**Problem requirements:** Retype only what runs from the beginning of the data through the line with "(0,0) rectangle (1330,662);"; please omit the pictures and keep every line exact.

[start Given data]

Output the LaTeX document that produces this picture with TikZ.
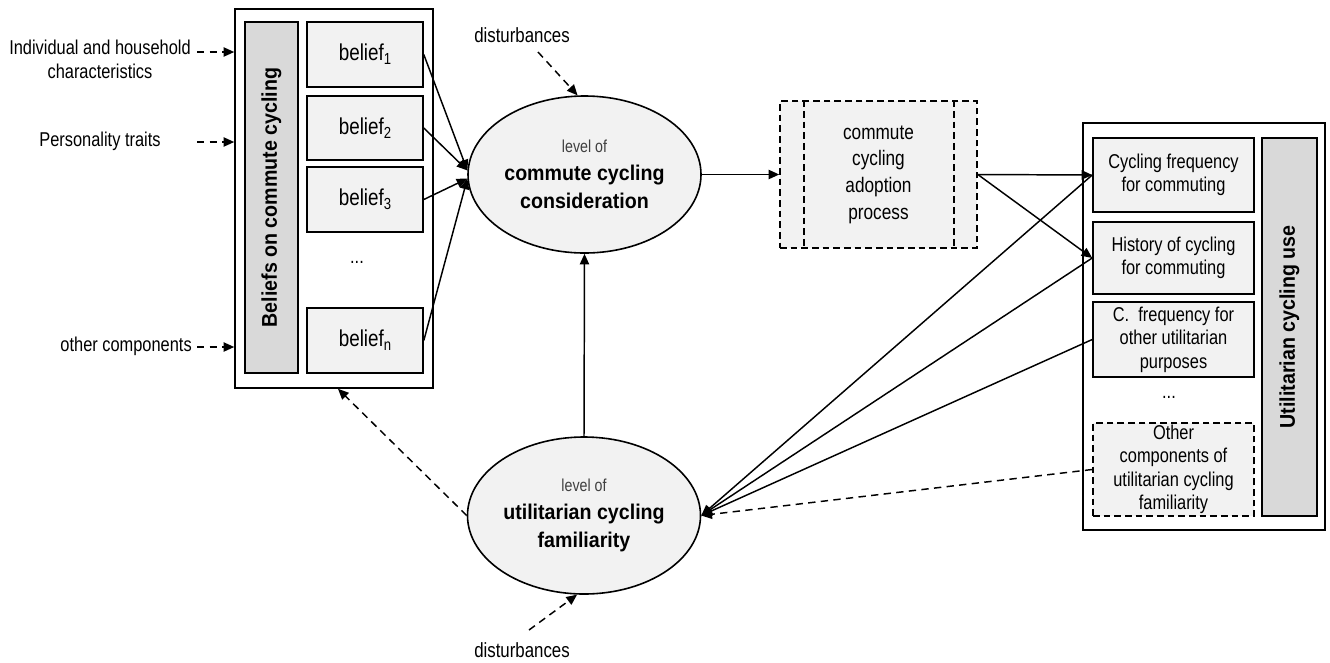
\documentclass[tikz,border=0pt]{standalone}
\usepackage{fontspec}
\setmainfont{Liberation Sans}[FakeStretch=0.82]
\newfontfamily\headface{Liberation Sans}[FakeStretch=0.92]
\usetikzlibrary{arrows.meta,shapes.geometric}
\definecolor{fillgray}{HTML}{F2F2F2}
\definecolor{bargray}{HTML}{D9D9D9}
\newlength\pxu
\setlength\pxu{0.75pt}
\newcommand\sbs[1]{\raisebox{-3.2pt}{\fontsize{12}{12}\selectfont #1}}
\begin{document}
\begin{tikzpicture}[x=0.75pt,y=-0.75pt,
  frame/.style={draw,line width=1.2pt,fill=white,inner sep=0pt},
  cell/.style={draw,line width=1.2pt,fill=fillgray,inner sep=0pt,align=center,
    minimum width=161\pxu,font=\fontsize{15}{17.6}\selectfont},
  beliefbox/.style={draw,line width=1.2pt,fill=fillgray,inner sep=0pt,
    minimum width=116\pxu,minimum height=65\pxu,font=\fontsize{17.25}{20}\selectfont},
  bar/.style={draw,line width=1.2pt,fill=bargray,inner sep=0pt,rotate=90,
    font=\headface\bfseries\fontsize{16}{19}\selectfont},
  latent/.style={ellipse,draw,line width=1.2pt,fill=fillgray,inner sep=0pt,
    minimum width=233\pxu,minimum height=157\pxu,align=center,
    font=\headface\bfseries\fontsize{16}{21}\selectfont},
  plain/.style={inner sep=0pt,align=center,font=\fontsize{15}{18}\selectfont},
  boxdash/.style={dash pattern=on 5pt off 3pt},
  link/.style={line width=1.1pt,-{Triangle[length=8pt,width=7pt]}},
  dashlink/.style={link,dash pattern=on 5.5pt off 4pt}]

\useasboundingbox (0,0) rectangle (1330,662);

% block of beliefs
\node[frame,minimum width=198\pxu,minimum height=379\pxu] (beliefs) at (334,198.5) {};
\node[bar,minimum width=351\pxu,minimum height=53\pxu] (beliefbar) at (271.5,197.5) {Beliefs on commute cycling};
\node[beliefbox] (b1) at (365,54.5) {belief\sbs{1}};
\node[beliefbox,minimum height=64\pxu] (b2) at (365,128) {belief\sbs{2}};
\node[beliefbox] (b3) at (365,199.5) {belief\sbs{3}};
\node[plain] (bdots) at (357,262) {...};
\node[beliefbox] (bn) at (365,340.5) {belief\sbs{n}};

% exogenous inputs
\node[plain] (indiv) at (100,59) {Individual and household\\characteristics};
\node[plain] (pers) at (100,141) {Personality traits};
\node[plain,anchor=east] (other) at (192,346) {other components};
\coordinate (indivtail) at (197,52);
\coordinate (perstail) at (197,142);
\coordinate (othertail) at (197,347);
\draw[dashlink] (indivtail) -- (indivtail -| beliefs.west);
\draw[dashlink] (perstail) -- (perstail -| beliefs.west);
\draw[dashlink] (othertail) -- (othertail -| beliefs.west);

% latent variables
\node[latent] (consid) at (584.5,174.5)
  {{\rmfamily\mdseries\color{black!75}\fontsize{13}{21}\selectfont level of}\\commute cycling\\consideration};
\node[latent] (famil) at (584,515.5)
  {{\rmfamily\mdseries\color{black!75}\fontsize{13}{21}\selectfont level of}\\utilitarian cycling\\familiarity};

% adoption process
\node[cell,boxdash,minimum width=197\pxu,minimum height=147\pxu,
  font=\fontsize{15.75}{20}\selectfont] (adopt) at (878.5,174.5) {commute\\cycling\\adoption\\process};
\draw[boxdash,line width=1.2pt] ([xshift=25\pxu]adopt.north west) -- ([xshift=25\pxu]adopt.south west);
\draw[boxdash,line width=1.2pt] ([xshift=-24\pxu]adopt.north east) -- ([xshift=-24\pxu]adopt.south east);

% block of utilitarian cycling use
\node[frame,minimum width=242\pxu,minimum height=407\pxu] (usage) at (1204,326.5) {};
\node[cell,minimum height=74\pxu] (r1) at (1173.5,175) {Cycling frequency\\for commuting};
\node[cell,minimum height=72\pxu] (r2) at (1173.5,258) {History of cycling\\for commuting};
\node[cell,minimum height=75\pxu] (r3) at (1173.5,339.5) {C.~ frequency for\\other utilitarian\\purposes};
\node[plain] (rdots) at (1169,397) {...};
\node[cell,boxdash,minimum height=93\pxu] (r4) at (1173.5,469.5) {Other\\components of\\utilitarian cycling\\familiarity};
\node[bar,minimum width=378\pxu,minimum height=55\pxu] (usebar) at (1289.5,327) {Utilitarian cycling use};

% disturbances
\node[plain,font=\fontsize{15.4}{18}\selectfont] (dist1) at (522,35.5) {disturbances};
\node[plain,font=\fontsize{15.4}{18}\selectfont] (dist2) at (522,650.5) {disturbances};
\coordinate (dist1tail) at (538,52);
\coordinate (dist2tail) at (529,630);
\draw[dashlink] (dist1tail) -- (consid.95);
\draw[dashlink] (dist2tail) -- (famil.265);

% structural relations
\foreach \b in {b1,b2} \draw[link] (\b.east) -- (consid.178);
\foreach \b in {b3,bn} \draw[link] (\b.east) -- (consid.182);
\draw[link] (famil.north) -- (consid.south);
\draw[link] (consid.east) -- (adopt.west);
\draw[link] (adopt.east) -- (r1.west);
\draw[link] (adopt.east) -- (r2.west);
\foreach \r in {r1,r2,r3} \draw[link] (\r.west) -- (famil.east);
\draw[dashlink] (r4.west) -- (famil.east);
\draw[dashlink] (famil.west) -- ([xshift=4\pxu]beliefs.south);
\end{tikzpicture}
\end{document}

[end Given data]

**Reply:**
Output the LaTeX document that produces this picture with TikZ.
\documentclass[tikz,border=0pt]{standalone}
\usepackage{fontspec}
\setmainfont{Liberation Sans}[FakeStretch=0.82]
\newfontfamily\headface{Liberation Sans}[FakeStretch=0.92]
\usetikzlibrary{arrows.meta,shapes.geometric}
\definecolor{fillgray}{HTML}{F2F2F2}
\definecolor{bargray}{HTML}{D9D9D9}
\newlength\pxu
\setlength\pxu{0.75pt}
\newcommand\sbs[1]{\raisebox{-3.2pt}{\fontsize{12}{12}\selectfont #1}}
\begin{document}
\begin{tikzpicture}[x=0.75pt,y=-0.75pt,
  frame/.style={draw,line width=1.2pt,fill=white,inner sep=0pt},
  cell/.style={draw,line width=1.2pt,fill=fillgray,inner sep=0pt,align=center,
    minimum width=161\pxu,font=\fontsize{15}{17.6}\selectfont},
  beliefbox/.style={draw,line width=1.2pt,fill=fillgray,inner sep=0pt,
    minimum width=116\pxu,minimum height=65\pxu,font=\fontsize{17.25}{20}\selectfont},
  bar/.style={draw,line width=1.2pt,fill=bargray,inner sep=0pt,rotate=90,
    font=\headface\bfseries\fontsize{16}{19}\selectfont},
  latent/.style={ellipse,draw,line width=1.2pt,fill=fillgray,inner sep=0pt,
    minimum width=233\pxu,minimum height=157\pxu,align=center,
    font=\headface\bfseries\fontsize{16}{21}\selectfont},
  plain/.style={inner sep=0pt,align=center,font=\fontsize{15}{18}\selectfont},
  boxdash/.style={dash pattern=on 5pt off 3pt},
  link/.style={line width=1.1pt,-{Triangle[length=8pt,width=7pt]}},
  dashlink/.style={link,dash pattern=on 5.5pt off 4pt}]

\useasboundingbox (0,0) rectangle (1330,662);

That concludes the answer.